Numerical modelling of a mid-sized gravity flow: the 1979 Nice turbidity current (dynamics, processes, sediment budget and seafloor impact)

The 1979 Nice turbidity current is modelled using a visco-plastic analysis of flow velocity because the initial flow concentrations are expected to have been very high. The complete history of the failed sediment from debris flow to turbidity current plume is therefore addressed. The turbidity current portion is considered as a steady state flow divided into a dense bottom flow and an upper plume. Model results show that a dense flow can be generated from the debris flow by the disaggregation of the initial slide. The dense flow would be strongly erosive and able to create and maintain a low-density plume at its surface. The depth of erosion of the channel floor by the dense flow is predicted to reach 6–11 m in overconsolidated sediments, with the main erosion taking place in Var Canyon and the Upper Fan Valley.
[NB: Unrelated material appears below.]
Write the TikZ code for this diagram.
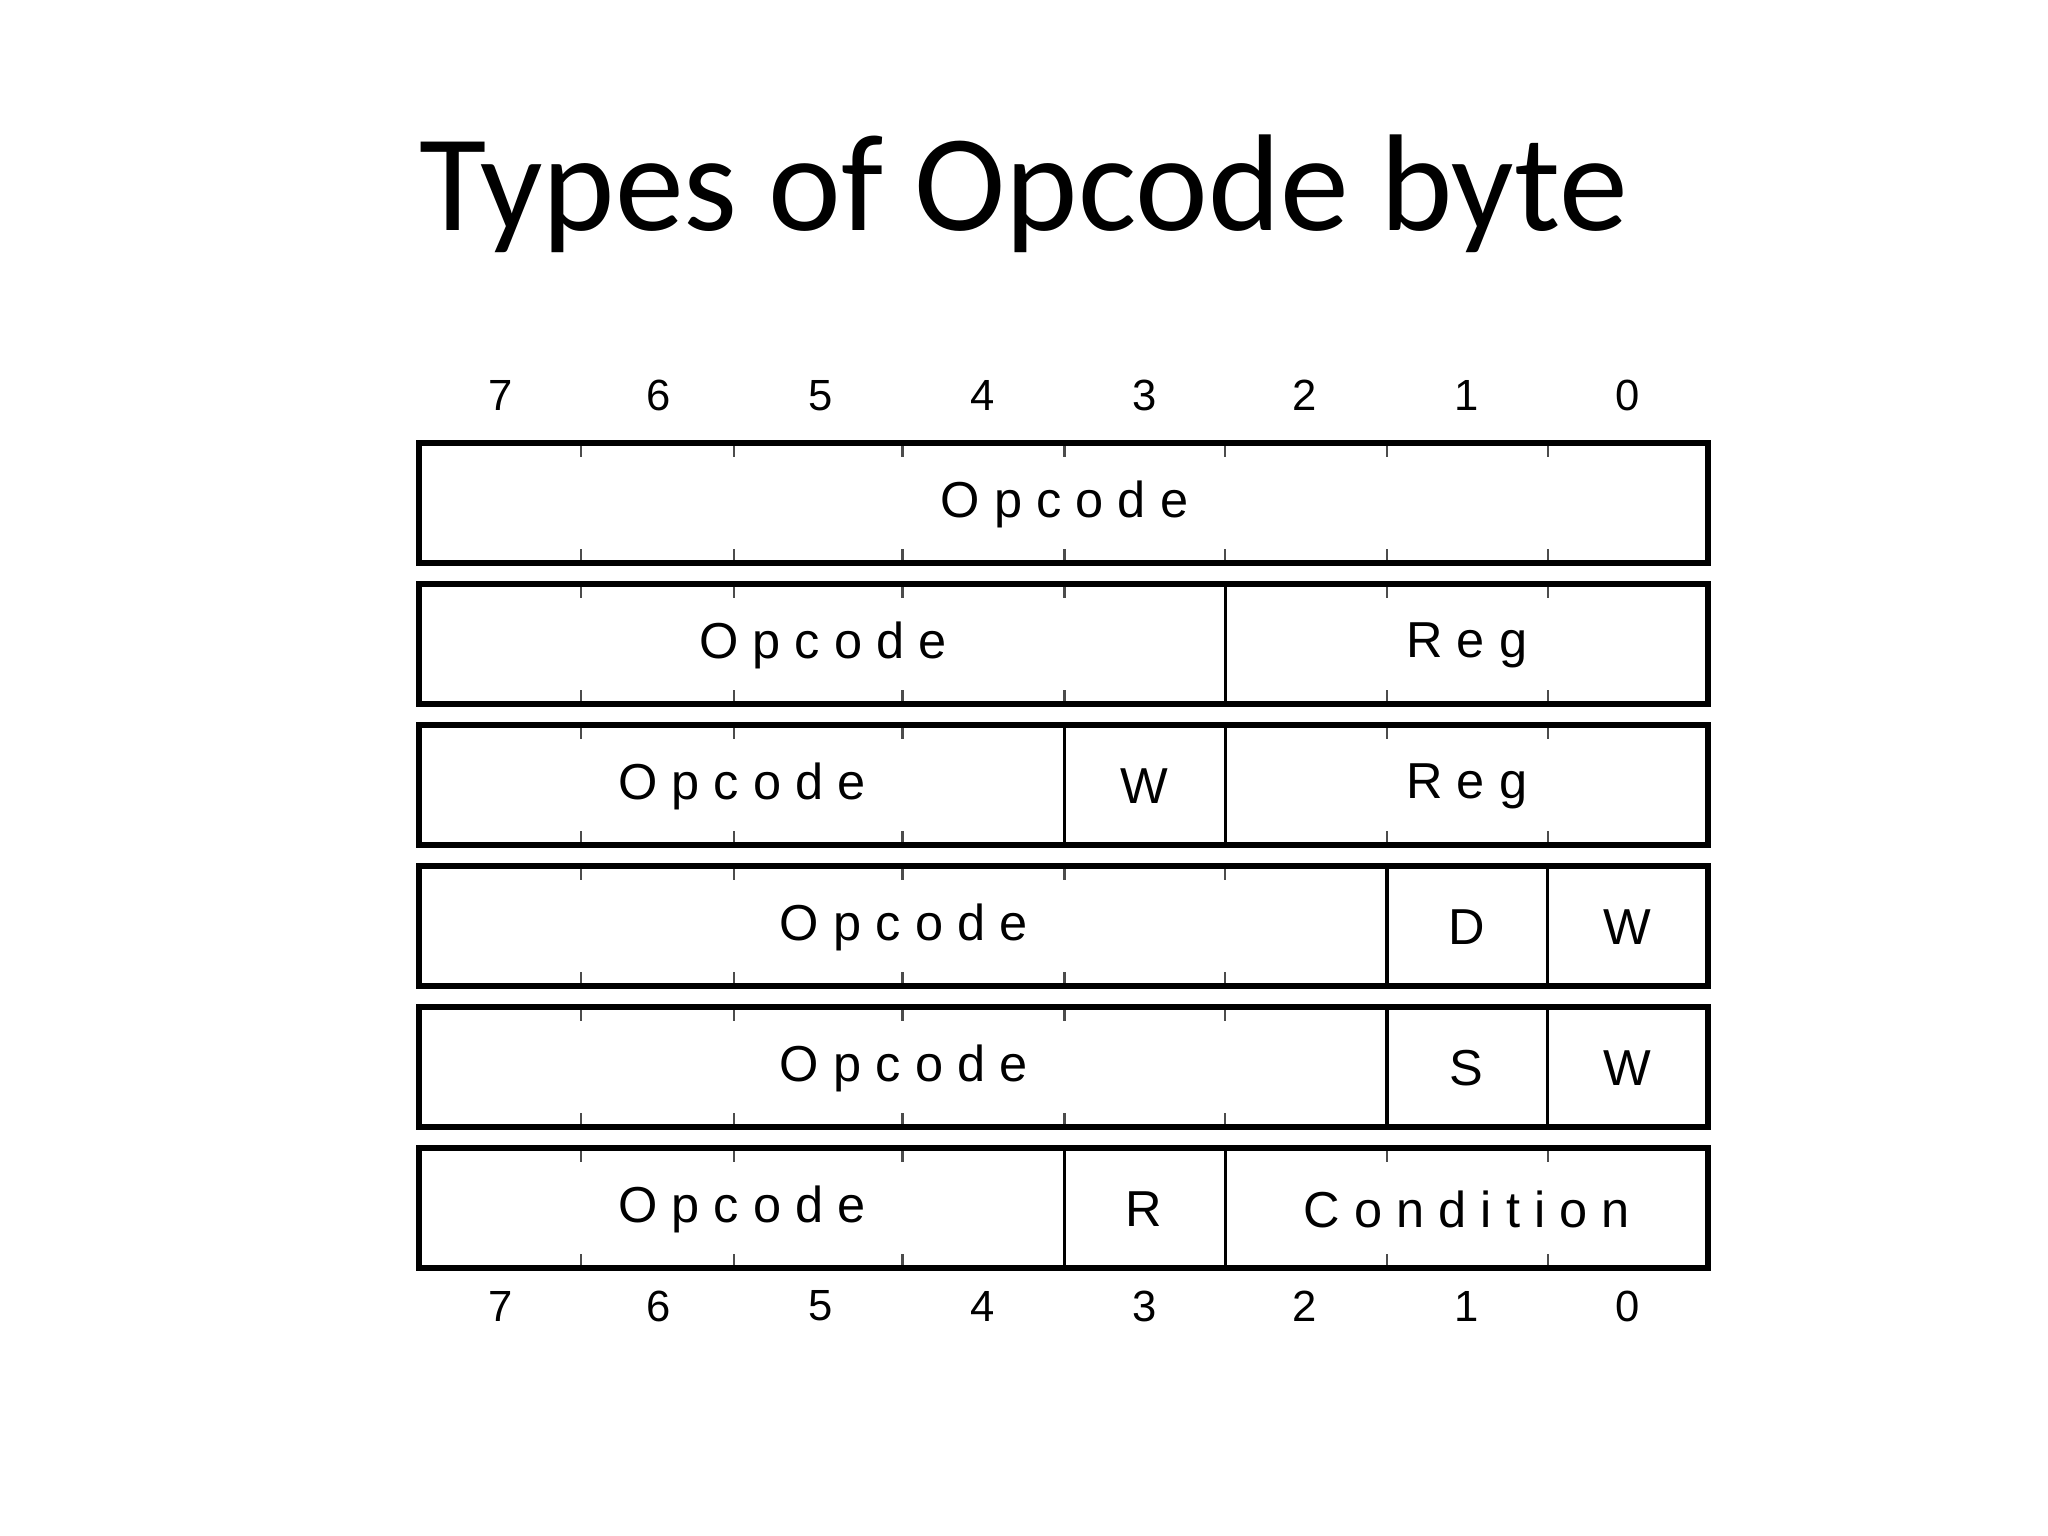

The eroded volume (10⁸ m³) provides additional material to the sediment mass of the initial failure. The dense flow appears able to inject fine sand and silt into the overlying plume during 90 km, and would disintegrate before being able to deposit sediment. The extensive sand layer along the travel path of the turbidity current may have been deposited from the tail of the trailing plume: a result of the velocity difference between the plume and the dense flow. Observations on sedimentary structures, erosion features and distribution of the sand deposit are quite in agreement with our modelling approach. For example, gravel waves can be generated when loose deposits are reworked by the supercritical dense flow. The methodology and equations presented here provide a good estimate of the geological consequences of a high-velocity gravity flow undergoing rheological transition.